The beat divided into fourths, each one a complete miniature of the phrase of the polyrhythm. I heard Koh’s counter click resolutely on the board. Eye on the ball, I thought. I looked down at the move. It felt like my boulder-sized head would roll down and crash through the board. She’d moved the sapphire again, back to where it had been in terms of days, but according to the hotun-count she was already at 10 Alligator, 20 Jaguar, 14.8.4.56. AD 2002. I started to wipe a too-tickly tear from under my non-eye, the hell with my regal fucking bearing, but it felt like my hand was in a plutonium boxing glove. What if I got too much of the tzam lic? It was good for playing a thousand moves ahead, and for Koh and I to communicate wordlessly with each other and everything, but I knew from experience that the hangover could be a bear. How’d I gotten this much out of a few puffs on a funny cigar? It must be some new recipe. Did Nurse Feelgood really know what she was doing? She might be able to sprinkle Agent Orange on her Shredded Ralstons, but the rest of us Squelch that thought. Don’t worry. At least I now knew what the big deal was about this stuff. Bet if I live I’ll sleep for at least a week.

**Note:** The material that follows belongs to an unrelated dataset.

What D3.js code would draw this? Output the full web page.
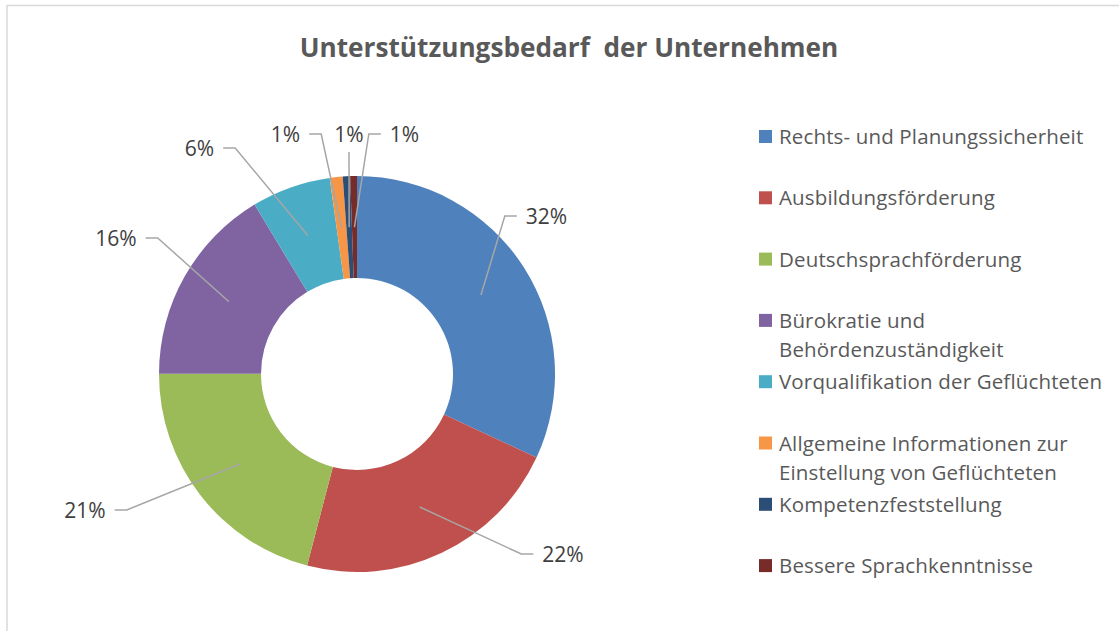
<!DOCTYPE html>
<html><head><meta charset="utf-8">
<script src="https://cdn.jsdelivr.net/npm/d3@7"></script>
<style>body{margin:0;background:#fff;} svg{display:block;}</style>
</head><body>
<svg id="chart" width="1119" height="631"></svg>
<script>
const title = "Unterstützungsbedarf  der Unternehmen";
const categories = [
  ["Rechts- und Planungssicherheit"],
  ["Ausbildungsförderung"],
  ["Deutschsprachförderung"],
  ["Bürokratie und", "Behördenzuständigkeit"],
  ["Vorqualifikation der Geflüchteten"],
  ["Allgemeine Informationen zur", "Einstellung von Geflüchteten"],
  ["Kompetenzfeststellung"],
  ["Bessere Sprachkenntnisse"]
];
const values = [31.9, 22.1, 20.95, 16.3, 6.45, 1.05, 0.6, 0.55];
const colors = ["#4f81bd", "#c0504d", "#9bbb59", "#8064a2", "#4bacc6", "#f79646", "#2c4d75", "#772c2a"];
// label anchor offsets from donut centre (layout)
const labelOffsets = [[189.5,-158],[206,180],[-272,136],[-241,-136],[-157.5,-226],[-71.5,-240],[-8,-240],[47.5,-240]];

const svg = d3.select("#chart");
const W = 1119, H = 631;
svg.append("rect").attr("x",7).attr("y",5.5).attr("width",W+10).attr("height",H+10)
  .attr("fill","#fff").attr("stroke","#d9d9d9").attr("stroke-width",1.5);

svg.append("text").attr("x",569).attr("y",57).attr("text-anchor","middle")
  .attr("font-family","Open Sans").attr("font-weight","bold").attr("font-size",26.2)
  .attr("fill","#595959").attr("xml:space","preserve").style("white-space","pre").text(title);

const cx = 357, cy = 374, rOuter = 198, rInner = 96;
const total = d3.sum(values);
const pie = d3.pie().sort(null).value(d => d)(values);
const arc = d3.arc().innerRadius(rInner).outerRadius(rOuter);
const g = svg.append("g").attr("transform",`translate(${cx},${cy})`);
g.selectAll("path.slice").data(pie).join("path").attr("class","slice")
  .attr("d",arc).attr("fill",(d,i)=>colors[i]);

const midArc = d3.arc().innerRadius((rInner+rOuter)/2).outerRadius((rInner+rOuter)/2);
const lg = g.append("g");
pie.forEach((d,i)=>{
  const c = midArc.centroid(d);
  const [lx, ly] = labelOffsets[i];
  const t = g.append("text").attr("x",lx).attr("y",ly).attr("dy","0.36em")
    .attr("text-anchor","middle").attr("font-family","Open Sans").attr("font-size",21)
    .attr("fill","#404040").text(Math.round(d.data/total*100)+"%");
  const w = t.node().getComputedTextLength();
  let pts;
  if (Math.abs(lx - c[0]) < 5) {
    pts = [[lx, ly+18],[c[0], c[1]]];
  } else if (lx > c[0]) {
    const e = lx - w/2 - 9;
    pts = [[e, ly],[e-12, ly],[c[0], c[1]]];
  } else {
    const e = lx + w/2 + 9;
    pts = [[e, ly],[e+12, ly],[c[0], c[1]]];
  }
  lg.append("path").attr("d", d3.line()(pts)).attr("fill","none")
    .attr("stroke","#a6a6a6").attr("stroke-width",1.5);
});
lg.raise();

const leg = svg.append("g");
const baseY = 144, step = 61.3, lineH = 29.5;
categories.forEach((lines,i)=>{
  const y = baseY + i*step;
  leg.append("rect").attr("x",759).attr("y",y-14).attr("width",13).attr("height",13).attr("fill",colors[i]);
  lines.forEach((s,j)=>{
    leg.append("text").attr("x",779).attr("y",y + j*lineH)
      .attr("font-family","Open Sans").attr("font-size",20.5).attr("letter-spacing",0.15)
      .attr("fill","#595959").text(s);
  });
});
</script>
</body></html>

Below us Porcupine had gotten back on the mul again and was teetering along the fifth step, holding a shrunken Dzonotob trophy head-which he must have yanked off somebody’s court dress-in front of his own white and black-masked face and working the mouth up and down.

“Help help, help help!” he ventriloquized. “How did my body ever grow so big?” He forced his right thumb in through the neck and wagged it through the mouth like a tongue. His left hand pretended to turn the reluctant head around, pulled it down to his crotch, and forced it into sucking motions. He howled. He’d gotten two other fingers of his right hand up behind the shell eyeballs and pushed them out from inside, making them bounce bug-eyed. Meanwhile his left hand had found a bowl of white atole and as he pretended to come he shrieked, blasted the gruel up over himself in a milky shower, pushed the head away, and shook himself off like a dog.

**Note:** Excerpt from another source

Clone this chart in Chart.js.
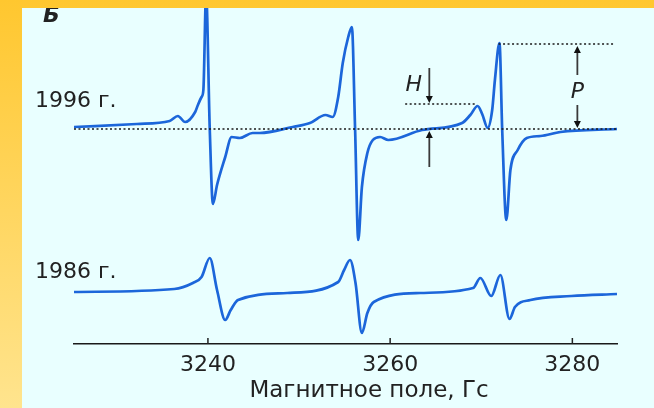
<!DOCTYPE html>
<html>
<head>
<meta charset="utf-8">
<script src="https://cdn.jsdelivr.net/npm/chart.js@4.4.0/dist/chart.umd.min.js"></script>
<style>
  html, body { margin: 0; padding: 0; }
  body { width: 654px; height: 408px; overflow: hidden; position: relative;
         background: linear-gradient(to bottom, #ffc72f, #ffe48e); }
  #panel { position: absolute; left: 22px; top: 8px; width: 632px; height: 400px; background: #e9ffff; }
  canvas { display: block; }
</style>
</head>
<body>
<div id="panel"><canvas id="epr" width="632" height="400"></canvas></div>
<script>
// magnetic field (G) and signal (arbitrary units)
const field1996 = [3225.3, 3232.2, 3235.8, 3236.7, 3237.5, 3238.6, 3238.9, 3239.3, 3239.5, 3239.8,
                   3240.2, 3240.55, 3241.0, 3241.9, 3242.6, 3243.5, 3244.9, 3245.7, 3249.3, 3251.2,
                   3252.9, 3253.7, 3254.3, 3254.8, 3255.4, 3255.8, 3256.15, 3256.5, 3256.9, 3257.5,
                   3258.1, 3258.9, 3259.8, 3263.5, 3267.9, 3268.8, 3269.6, 3270.1, 3270.7, 3271.2,
                   3271.5, 3272.0, 3272.3, 3272.75, 3273.2, 3274.0, 3275.0, 3276.5, 3278.7, 3284.9];
const signal1996 = [217, 220, 223, 228, 222, 232, 239, 247, 254, 350,
                    215, 140, 159, 187, 207, 206, 211, 211, 217, 221,
                    229, 227, 247, 281, 307, 317, 216, 104, 157, 191,
                    204, 207, 204, 214, 221, 229, 238, 230, 216, 234,
                    264, 301, 214, 124, 174, 194, 206, 208, 212, 215];

const field1986 = [3225.3, 3236.3, 3238.35, 3239.3, 3240.2, 3241.0, 3241.9, 3242.5, 3243.3, 3248.7,
                   3254.3, 3254.95, 3255.6, 3256.2, 3256.9, 3257.5, 3258.2, 3263.3, 3269.1, 3269.9,
                   3271.1, 3272.1, 3273.1, 3273.7, 3275.4, 3279.9, 3284.9];
const signal1986 = [52, 55, 61, 67, 86, 54, 24, 34, 44, 51,
                    62, 74, 84, 61, 11, 31, 42, 51, 56, 66,
                    48, 69, 25, 37, 44, 48, 50];

const tickValues = [3240, 3260, 3280];

// dotted reference levels for the 1996 trace
const baseLevel = 215, hLevel = 240, pLevel = 300;
const baseSpan = [3225.3, 3284.9];
const hSpan = [3261.65, 3269.3];
const pSpan = [3271.9, 3284.7];
const hArrowField = 3264.3;
const pArrowField = 3280.55;

const FONT = '"DejaVu Sans", "Liberation Sans", sans-serif';

const pts = (xs, ys) => xs.map((x, i) => ({ x: x, y: ys[i] }));
const level = (span, v) => [{ x: span[0], y: v }, { x: span[1], y: v }];

function dotted(data) {
    return {
        data: data,
        borderColor: '#1a1a1a',
        borderWidth: 1.6,
        borderDash: [2, 2.5],
        pointRadius: 0,
        fill: false
    };
}

function trace(data) {
    return {
        data: data,
        borderColor: '#1c66da',
        borderWidth: 2.7,
        pointRadius: 0,
        cubicInterpolationMode: 'monotone',
        fill: false
    };
}

function arrow(ctx, px, y0, y1) {
    const dir = y1 > y0 ? 1 : -1;
    ctx.beginPath();
    ctx.moveTo(px, y0);
    ctx.lineTo(px, y1 - dir * 5);
    ctx.stroke();
    ctx.beginPath();
    ctx.moveTo(px, y1);
    ctx.lineTo(px - 3.5, y1 - dir * 7);
    ctx.lineTo(px + 3.5, y1 - dir * 7);
    ctx.closePath();
    ctx.fill();
}

const extras = {
    id: 'extras',
    afterDatasetsDraw(chart) {
        const { ctx, chartArea } = chart;
        const x = chart.scales.x, y = chart.scales.y;
        ctx.save();

        // small tick marks standing up from the axis
        ctx.strokeStyle = '#222';
        ctx.lineWidth = 1.5;
        tickValues.forEach(v => {
            const px = x.getPixelForValue(v);
            ctx.beginPath();
            ctx.moveTo(px, chartArea.bottom);
            ctx.lineTo(px, chartArea.bottom - 6);
            ctx.stroke();
        });

        // H and P arrows
        ctx.strokeStyle = '#3a3a3a';
        ctx.fillStyle = '#111';
        ctx.lineWidth = 1.8;
        const hx = x.getPixelForValue(hArrowField);
        arrow(ctx, hx, y.getPixelForValue(276), y.getPixelForValue(hLevel + 1));
        arrow(ctx, hx, y.getPixelForValue(177), y.getPixelForValue(baseLevel - 2));
        const px = x.getPixelForValue(pArrowField);
        arrow(ctx, px, y.getPixelForValue(269), y.getPixelForValue(pLevel - 2));
        arrow(ctx, px, y.getPixelForValue(239), y.getPixelForValue(baseLevel + 1));

        ctx.fillStyle = '#222';
        ctx.font = 'italic 22px ' + FONT;
        ctx.textAlign = 'center';
        ctx.textBaseline = 'middle';
        ctx.fillText('H', x.getPixelForValue(3262.6), y.getPixelForValue(259));
        ctx.fillText('P', px, y.getPixelForValue(252));

        // series labels
        ctx.textAlign = 'left';
        ctx.textBaseline = 'alphabetic';
        ctx.font = '22px ' + FONT;
        ctx.fillText('1996 г.', 13, 99);
        ctx.fillText('1986 г.', 13, 270);
        ctx.font = 'italic bold 22px ' + FONT;
        ctx.fillText('Б', 21, 14);

        // axis title
        ctx.font = '23px ' + FONT;
        ctx.textAlign = 'center';
        ctx.textBaseline = 'middle';
        ctx.fillText('Магнитное поле, Гс', 347, 383);
        ctx.restore();
    }
};

new Chart(document.getElementById('epr'), {
    type: 'line',
    data: {
        datasets: [
            dotted(level(baseSpan, baseLevel)),
            dotted(level(hSpan, hLevel)),
            dotted(level(pSpan, pLevel)),
            trace(pts(field1996, signal1996)),
            trace(pts(field1986, signal1986))
        ]
    },
    options: {
        responsive: false,
        animation: false,
        layout: { padding: { left: 52, right: 37, top: 0, bottom: 0 } },
        scales: {
            x: {
                type: 'linear',
                min: 3225.3,
                max: 3284.9,
                afterBuildTicks: s => { s.ticks = tickValues.map(v => ({ value: v })); },
                afterFit: s => { s.height = 64; },
                grid: { display: false, drawTicks: false },
                border: { display: true, color: '#1a1a1a', width: 1.6 },
                ticks: {
                    color: '#222',
                    padding: 8,
                    maxRotation: 0,
                    font: { family: FONT, size: 22 },
                    callback: v => String(v)
                }
            },
            y: {
                display: false,
                min: 0,
                max: 336
            }
        },
        plugins: {
            legend: { display: false },
            tooltip: { enabled: false }
        }
    },
    plugins: [extras]
});
</script>
</body>
</html>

Charming, I thought. Japanese game-show humor. Next vee have zee socolate-mousse wrestlink “Six sproutings, fourteen witherings,” Koh said.

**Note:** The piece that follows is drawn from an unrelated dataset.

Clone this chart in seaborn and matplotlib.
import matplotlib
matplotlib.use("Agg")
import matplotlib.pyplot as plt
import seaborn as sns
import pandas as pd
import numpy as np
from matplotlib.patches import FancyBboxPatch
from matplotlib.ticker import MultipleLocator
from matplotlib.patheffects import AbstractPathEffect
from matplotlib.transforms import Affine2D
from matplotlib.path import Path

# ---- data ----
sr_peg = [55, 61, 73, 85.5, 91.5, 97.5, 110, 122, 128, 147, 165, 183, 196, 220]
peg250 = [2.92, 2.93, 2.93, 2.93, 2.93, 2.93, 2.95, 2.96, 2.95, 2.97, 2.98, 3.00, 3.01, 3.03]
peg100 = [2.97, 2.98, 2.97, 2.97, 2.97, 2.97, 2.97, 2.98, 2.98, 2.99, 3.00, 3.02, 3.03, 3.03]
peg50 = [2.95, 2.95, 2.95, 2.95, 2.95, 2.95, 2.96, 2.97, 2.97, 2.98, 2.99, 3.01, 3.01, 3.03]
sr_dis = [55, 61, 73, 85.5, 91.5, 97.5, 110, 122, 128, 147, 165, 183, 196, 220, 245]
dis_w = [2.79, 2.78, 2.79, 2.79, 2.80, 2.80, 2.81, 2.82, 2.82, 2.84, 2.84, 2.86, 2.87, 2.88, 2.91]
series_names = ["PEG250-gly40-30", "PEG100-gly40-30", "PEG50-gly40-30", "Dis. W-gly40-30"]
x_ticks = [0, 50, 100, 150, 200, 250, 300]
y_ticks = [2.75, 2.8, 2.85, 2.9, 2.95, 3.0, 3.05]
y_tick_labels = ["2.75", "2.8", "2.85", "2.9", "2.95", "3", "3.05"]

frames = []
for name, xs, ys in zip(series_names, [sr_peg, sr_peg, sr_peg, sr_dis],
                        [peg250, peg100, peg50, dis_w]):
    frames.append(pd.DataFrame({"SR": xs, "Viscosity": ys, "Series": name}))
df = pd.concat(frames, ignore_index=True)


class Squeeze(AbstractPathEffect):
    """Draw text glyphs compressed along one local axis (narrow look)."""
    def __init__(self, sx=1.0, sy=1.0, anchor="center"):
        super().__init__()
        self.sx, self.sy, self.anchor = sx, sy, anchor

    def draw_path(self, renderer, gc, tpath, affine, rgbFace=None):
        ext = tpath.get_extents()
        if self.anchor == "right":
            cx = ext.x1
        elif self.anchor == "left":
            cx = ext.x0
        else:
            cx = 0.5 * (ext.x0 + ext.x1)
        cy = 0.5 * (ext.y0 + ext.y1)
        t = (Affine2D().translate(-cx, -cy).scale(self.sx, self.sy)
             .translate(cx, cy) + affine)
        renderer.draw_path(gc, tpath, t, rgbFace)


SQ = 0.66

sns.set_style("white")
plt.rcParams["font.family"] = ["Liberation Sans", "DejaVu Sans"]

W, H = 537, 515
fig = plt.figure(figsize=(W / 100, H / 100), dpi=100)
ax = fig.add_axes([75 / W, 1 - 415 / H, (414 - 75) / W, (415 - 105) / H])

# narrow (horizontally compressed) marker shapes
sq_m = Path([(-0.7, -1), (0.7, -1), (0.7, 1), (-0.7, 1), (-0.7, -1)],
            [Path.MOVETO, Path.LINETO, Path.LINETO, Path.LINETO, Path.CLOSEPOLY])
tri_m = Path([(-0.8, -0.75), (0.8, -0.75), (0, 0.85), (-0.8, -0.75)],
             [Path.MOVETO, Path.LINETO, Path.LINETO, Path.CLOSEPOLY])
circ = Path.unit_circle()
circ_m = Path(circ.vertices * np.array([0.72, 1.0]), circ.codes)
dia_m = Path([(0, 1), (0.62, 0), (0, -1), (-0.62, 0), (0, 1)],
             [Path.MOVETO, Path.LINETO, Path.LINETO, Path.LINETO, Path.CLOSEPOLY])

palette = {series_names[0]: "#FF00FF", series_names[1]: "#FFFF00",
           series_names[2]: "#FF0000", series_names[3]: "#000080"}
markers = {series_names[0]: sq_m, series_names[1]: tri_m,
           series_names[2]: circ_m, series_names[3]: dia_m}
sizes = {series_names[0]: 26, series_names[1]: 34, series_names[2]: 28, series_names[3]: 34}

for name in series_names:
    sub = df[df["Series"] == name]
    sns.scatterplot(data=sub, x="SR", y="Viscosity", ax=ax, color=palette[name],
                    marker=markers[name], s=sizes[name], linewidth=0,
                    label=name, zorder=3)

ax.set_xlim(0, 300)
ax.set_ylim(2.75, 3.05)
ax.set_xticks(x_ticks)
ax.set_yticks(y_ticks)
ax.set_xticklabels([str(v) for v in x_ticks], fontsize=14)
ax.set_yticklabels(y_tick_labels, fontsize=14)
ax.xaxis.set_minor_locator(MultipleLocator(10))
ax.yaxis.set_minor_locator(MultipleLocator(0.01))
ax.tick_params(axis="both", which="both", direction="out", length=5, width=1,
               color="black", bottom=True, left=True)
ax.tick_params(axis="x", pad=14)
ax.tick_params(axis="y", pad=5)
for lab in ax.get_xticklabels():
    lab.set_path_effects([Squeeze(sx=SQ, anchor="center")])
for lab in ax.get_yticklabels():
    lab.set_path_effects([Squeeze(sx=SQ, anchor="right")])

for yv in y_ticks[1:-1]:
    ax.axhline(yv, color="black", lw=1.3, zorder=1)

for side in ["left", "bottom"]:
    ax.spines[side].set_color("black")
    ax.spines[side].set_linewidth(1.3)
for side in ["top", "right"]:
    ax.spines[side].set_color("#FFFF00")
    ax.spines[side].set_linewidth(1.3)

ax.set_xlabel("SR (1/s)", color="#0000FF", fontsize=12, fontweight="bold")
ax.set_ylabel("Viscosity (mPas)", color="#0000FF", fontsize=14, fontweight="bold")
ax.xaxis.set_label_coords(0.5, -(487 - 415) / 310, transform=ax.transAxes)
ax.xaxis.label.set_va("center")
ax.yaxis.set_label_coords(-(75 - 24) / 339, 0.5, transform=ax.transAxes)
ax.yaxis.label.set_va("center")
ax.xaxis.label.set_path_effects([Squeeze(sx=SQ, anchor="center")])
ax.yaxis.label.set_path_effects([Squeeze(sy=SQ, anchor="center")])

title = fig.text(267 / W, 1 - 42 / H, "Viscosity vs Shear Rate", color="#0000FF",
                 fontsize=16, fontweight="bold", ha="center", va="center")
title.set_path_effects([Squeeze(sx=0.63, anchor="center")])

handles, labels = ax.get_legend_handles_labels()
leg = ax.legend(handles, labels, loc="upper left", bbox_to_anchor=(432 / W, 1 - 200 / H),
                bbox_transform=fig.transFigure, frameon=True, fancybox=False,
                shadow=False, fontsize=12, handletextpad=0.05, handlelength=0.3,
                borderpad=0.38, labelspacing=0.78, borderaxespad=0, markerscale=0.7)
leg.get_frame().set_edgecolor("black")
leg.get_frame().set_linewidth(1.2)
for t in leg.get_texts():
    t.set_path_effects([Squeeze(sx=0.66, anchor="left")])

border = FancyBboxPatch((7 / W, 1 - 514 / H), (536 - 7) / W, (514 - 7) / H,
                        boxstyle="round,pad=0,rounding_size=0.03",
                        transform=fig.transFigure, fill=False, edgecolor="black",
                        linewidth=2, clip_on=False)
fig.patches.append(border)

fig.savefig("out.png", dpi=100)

She was at August 12, 2005.

“Next fifteen rainings, eighteen crackings; next,

Six sparkings, twenty-seven darkenings.”

The beat divided again into sixteenths-about the length of a p’ip’il, an eyeblink-and the branches of possibility spread out at such a steep curve that they almost headed into reverse, like the umbrella profile of a ceiba tree with branches that curve out almost to the horizontal, but never quite droop. I could see there was some equation there. If only I had room to write it down in the margin of my brain, I thought. My fingers were aching from setting and resetting the seeds, but it didn’t affect the performance of my autopiloted hands. Koh moved her sapphire right through the equivalent of 2007 and out toward the rim. I thrashed along after her. She was down to two quarries. The sun and moon and the two Venuses flashed their ellipses over the board, and it churned underneath them motokaleidoscopically like heaps of floating rhinestones going down a drain, although really I could have been either seeing it or just imagining it. The catchers closed in on the last runner. Koh came to the threshold at 2012.